**EXERCISE**: Copy all the entries word for word, but omit the pictures.

**RECORDS FOR THIS TASK**:
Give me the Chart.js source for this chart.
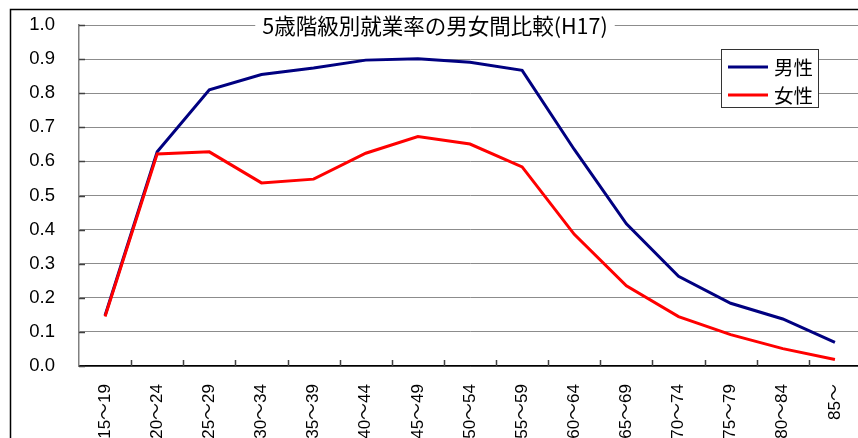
<!DOCTYPE html>
<html><head><meta charset="utf-8">
<script src="https://cdn.jsdelivr.net/npm/chart.js@4.4.0/dist/chart.umd.min.js"></script>
<style>
html,body{margin:0;padding:0;background:#fff;overflow:hidden;width:858px;height:438px}
#wrap{position:absolute;left:0;top:0;width:866px;height:438px}
</style></head><body>
<div id="wrap"><canvas id="c" width="866" height="438"></canvas></div>
<script>
const categories = ["15～19","20～24","25～29","30～34","35～39","40～44","45～49","50～54","55～59","60～64","65～69","70～74","75～79","80～84","85～"];
const maleRate   = [0.148,0.628,0.810,0.855,0.874,0.897,0.901,0.891,0.867,0.635,0.417,0.263,0.184,0.138,0.069];
const femaleRate = [0.145,0.622,0.628,0.537,0.548,0.624,0.673,0.651,0.584,0.386,0.235,0.145,0.092,0.051,0.019];
const yTicks = [0,0.1,0.2,0.3,0.4,0.5,0.6,0.7,0.8,0.9,1.0];
const seriesNames = ["男性","女性"];
const titleText = "5歳階級別就業率の男女間比較(H17)";

const LATIN = "'Liberation Sans', Arial, 'Noto Sans CJK JP', sans-serif";
const JP = "'Noto Sans CJK JP', sans-serif";
const MALE_COLOR = "#000080", FEMALE_COLOR = "#ff0000";

const decor = {
  id: 'decor',
  beforeDraw(chart) {
    const ctx = chart.ctx;
    ctx.save(); ctx.fillStyle = '#fff'; ctx.fillRect(0, 0, chart.width, chart.height); ctx.restore();
  },
  afterDraw(chart) {
    const {ctx, chartArea: a, scales: {x, y}} = chart;
    ctx.save();
    // inside tick marks
    ctx.strokeStyle = '#404040'; ctx.lineWidth = 1.5;
    ctx.beginPath();
    yTicks.forEach(v => {
      const py = Math.round(y.getPixelForValue(v)) + 0.5;
      ctx.moveTo(a.left, py); ctx.lineTo(a.left + 6, py);
    });
    for (let i = 0; i < categories.length - 1; i++) {
      const px = Math.round((x.getPixelForValue(i) + x.getPixelForValue(i + 1)) / 2) + 0.5;
      ctx.moveTo(px, a.bottom); ctx.lineTo(px, a.bottom - 6);
    }
    ctx.stroke();

    // title with white background over the top gridline
    const ty = y.getPixelForValue(1.0);
    ctx.font = "21.5px " + JP;
    const tw = ctx.measureText(titleText).width;
    const tcx = 435;
    ctx.fillStyle = '#fff';
    ctx.fillRect(tcx - tw / 2 - 7, ty - 12, tw + 14, 24);
    ctx.fillStyle = '#000'; ctx.textAlign = 'center'; ctx.textBaseline = 'middle';
    ctx.fillText(titleText, tcx, ty + 1);

    // legend
    const lx = 721, ly = 49, lw = 97, lh = 58;
    ctx.fillStyle = '#fff'; ctx.fillRect(lx, ly, lw, lh);
    ctx.strokeStyle = '#333'; ctx.lineWidth = 1;
    ctx.strokeRect(lx + 0.5, ly + 0.5, lw, lh);
    const colors = [MALE_COLOR, FEMALE_COLOR];
    const rows = [67, 95];
    ctx.font = "19.5px " + JP; ctx.textAlign = 'left'; ctx.textBaseline = 'middle';
    seriesNames.forEach((n, i) => {
      ctx.strokeStyle = colors[i]; ctx.lineWidth = 3;
      ctx.beginPath(); ctx.moveTo(728, rows[i]); ctx.lineTo(768, rows[i]); ctx.stroke();
      ctx.fillStyle = '#000'; ctx.fillText(n, 774, rows[i] + 1);
    });

    // outer frame
    ctx.strokeStyle = '#000'; ctx.lineWidth = 1.5;
    ctx.strokeRect(10.5, 9.5, 2000, 2000);
    ctx.restore();
  }
};

new Chart(document.getElementById('c'), {
  type: 'line',
  data: {
    labels: categories,
    datasets: [
      {label: seriesNames[0], data: maleRate, borderColor: MALE_COLOR, backgroundColor: MALE_COLOR,
       borderWidth: 3, pointRadius: 0, tension: 0, fill: false, order: 1},
      {label: seriesNames[1], data: femaleRate, borderColor: FEMALE_COLOR, backgroundColor: FEMALE_COLOR,
       borderWidth: 3, pointRadius: 0, tension: 0, fill: false, order: 0}
    ]
  },
  options: {
    responsive: false, animation: false, devicePixelRatio: 1,
    layout: {padding: {top: 25, right: 5, bottom: 0, left: 0}},
    plugins: {legend: {display: false}, title: {display: false}, tooltip: {enabled: false}},
    scales: {
      x: {
        type: 'category', offset: true,
        grid: {display: false, drawTicks: false},
        border: {display: true, color: '#000', width: 1.5},
        ticks: {autoSkip: false, maxRotation: 90, minRotation: 90, padding: 18, color: '#000',
                font: {size: 17, family: LATIN}},
        afterFit: s => { s.height = 72; s.paddingLeft = 0; s.paddingRight = 0; s.paddingTop = 0; s.paddingBottom = 0; }
      },
      y: {
        min: 0, max: 1,
        afterBuildTicks: s => { s.ticks = yTicks.map(v => ({value: v})); },
        grid: {color: '#8c8c8c', lineWidth: 1, drawTicks: false},
        border: {display: true, color: '#808080', width: 1.5},
        ticks: {padding: 24, color: '#000', font: {size: 18.5, family: LATIN},
                callback: v => Number(v).toFixed(1)},
        afterFit: s => { s.width = 79; s.paddingTop = 0; s.paddingBottom = 0; s.paddingLeft = 0; s.paddingRight = 0; }
      }
    }
  },
  plugins: [decor]
});
</script>
</body></html>
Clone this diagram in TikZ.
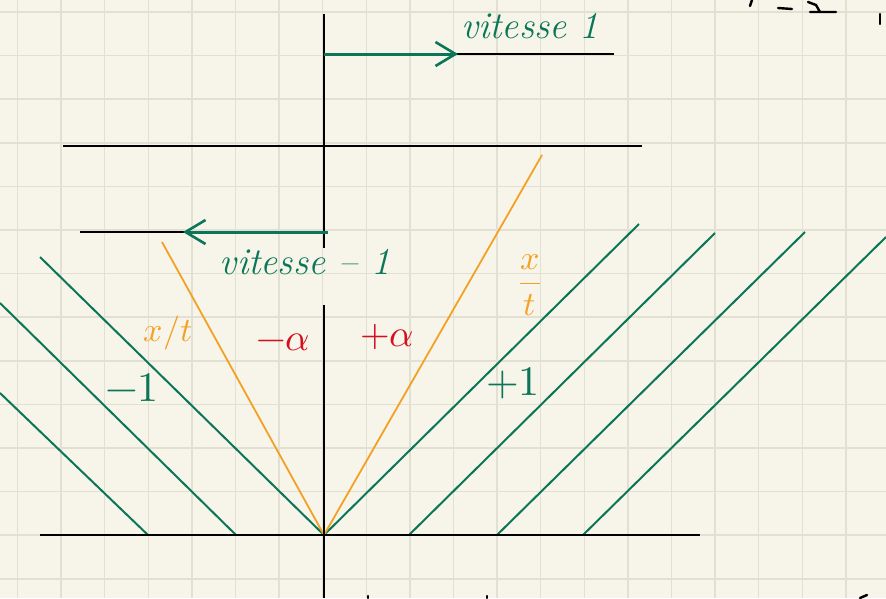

**TASK RESULT**:
Give me the Chart.js source for this chart.
<!DOCTYPE html>
<html><head><meta charset="utf-8">
<script src="https://cdn.jsdelivr.net/npm/chart.js@4.4.0/dist/chart.umd.min.js"></script>
<style>
html,body{margin:0;padding:0;background:#fff;overflow:hidden;width:858px;height:438px}
#wrap{position:absolute;left:0;top:0;width:866px;height:438px}
</style></head><body>
<div id="wrap"><canvas id="c" width="866" height="438"></canvas></div>
<script>
const categories = ["15～19","20～24","25～29","30～34","35～39","40～44","45～49","50～54","55～59","60～64","65～69","70～74","75～79","80～84","85～"];
const maleRate   = [0.148,0.628,0.810,0.855,0.874,0.897,0.901,0.891,0.867,0.635,0.417,0.263,0.184,0.138,0.069];
const femaleRate = [0.145,0.622,0.628,0.537,0.548,0.624,0.673,0.651,0.584,0.386,0.235,0.145,0.092,0.051,0.019];
const yTicks = [0,0.1,0.2,0.3,0.4,0.5,0.6,0.7,0.8,0.9,1.0];
const seriesNames = ["男性","女性"];
const titleText = "5歳階級別就業率の男女間比較(H17)";

const LATIN = "'Liberation Sans', Arial, 'Noto Sans CJK JP', sans-serif";
const JP = "'Noto Sans CJK JP', sans-serif";
const MALE_COLOR = "#000080", FEMALE_COLOR = "#ff0000";

const decor = {
  id: 'decor',
  beforeDraw(chart) {
    const ctx = chart.ctx;
    ctx.save(); ctx.fillStyle = '#fff'; ctx.fillRect(0, 0, chart.width, chart.height); ctx.restore();
  },
  afterDraw(chart) {
    const {ctx, chartArea: a, scales: {x, y}} = chart;
    ctx.save();
    // inside tick marks
    ctx.strokeStyle = '#404040'; ctx.lineWidth = 1.5;
    ctx.beginPath();
    yTicks.forEach(v => {
      const py = Math.round(y.getPixelForValue(v)) + 0.5;
      ctx.moveTo(a.left, py); ctx.lineTo(a.left + 6, py);
    });
    for (let i = 0; i < categories.length - 1; i++) {
      const px = Math.round((x.getPixelForValue(i) + x.getPixelForValue(i + 1)) / 2) + 0.5;
      ctx.moveTo(px, a.bottom); ctx.lineTo(px, a.bottom - 6);
    }
    ctx.stroke();

    // title with white background over the top gridline
    const ty = y.getPixelForValue(1.0);
    ctx.font = "21.5px " + JP;
    const tw = ctx.measureText(titleText).width;
    const tcx = 435;
    ctx.fillStyle = '#fff';
    ctx.fillRect(tcx - tw / 2 - 7, ty - 12, tw + 14, 24);
    ctx.fillStyle = '#000'; ctx.textAlign = 'center'; ctx.textBaseline = 'middle';
    ctx.fillText(titleText, tcx, ty + 1);

    // legend
    const lx = 721, ly = 49, lw = 97, lh = 58;
    ctx.fillStyle = '#fff'; ctx.fillRect(lx, ly, lw, lh);
    ctx.strokeStyle = '#333'; ctx.lineWidth = 1;
    ctx.strokeRect(lx + 0.5, ly + 0.5, lw, lh);
    const colors = [MALE_COLOR, FEMALE_COLOR];
    const rows = [67, 95];
    ctx.font = "19.5px " + JP; ctx.textAlign = 'left'; ctx.textBaseline = 'middle';
    seriesNames.forEach((n, i) => {
      ctx.strokeStyle = colors[i]; ctx.lineWidth = 3;
      ctx.beginPath(); ctx.moveTo(728, rows[i]); ctx.lineTo(768, rows[i]); ctx.stroke();
      ctx.fillStyle = '#000'; ctx.fillText(n, 774, rows[i] + 1);
    });

    // outer frame
    ctx.strokeStyle = '#000'; ctx.lineWidth = 1.5;
    ctx.strokeRect(10.5, 9.5, 2000, 2000);
    ctx.restore();
  }
};

new Chart(document.getElementById('c'), {
  type: 'line',
  data: {
    labels: categories,
    datasets: [
      {label: seriesNames[0], data: maleRate, borderColor: MALE_COLOR, backgroundColor: MALE_COLOR,
       borderWidth: 3, pointRadius: 0, tension: 0, fill: false, order: 1},
      {label: seriesNames[1], data: femaleRate, borderColor: FEMALE_COLOR, backgroundColor: FEMALE_COLOR,
       borderWidth: 3, pointRadius: 0, tension: 0, fill: false, order: 0}
    ]
  },
  options: {
    responsive: false, animation: false, devicePixelRatio: 1,
    layout: {padding: {top: 25, right: 5, bottom: 0, left: 0}},
    plugins: {legend: {display: false}, title: {display: false}, tooltip: {enabled: false}},
    scales: {
      x: {
        type: 'category', offset: true,
        grid: {display: false, drawTicks: false},
        border: {display: true, color: '#000', width: 1.5},
        ticks: {autoSkip: false, maxRotation: 90, minRotation: 90, padding: 18, color: '#000',
                font: {size: 17, family: LATIN}},
        afterFit: s => { s.height = 72; s.paddingLeft = 0; s.paddingRight = 0; s.paddingTop = 0; s.paddingBottom = 0; }
      },
      y: {
        min: 0, max: 1,
        afterBuildTicks: s => { s.ticks = yTicks.map(v => ({value: v})); },
        grid: {color: '#8c8c8c', lineWidth: 1, drawTicks: false},
        border: {display: true, color: '#808080', width: 1.5},
        ticks: {padding: 24, color: '#000', font: {size: 18.5, family: LATIN},
                callback: v => Number(v).toFixed(1)},
        afterFit: s => { s.width = 79; s.paddingTop = 0; s.paddingBottom = 0; s.paddingLeft = 0; s.paddingRight = 0; }
      }
    }
  },
  plugins: [decor]
});
</script>
</body></html>
Clone this diagram in TikZ.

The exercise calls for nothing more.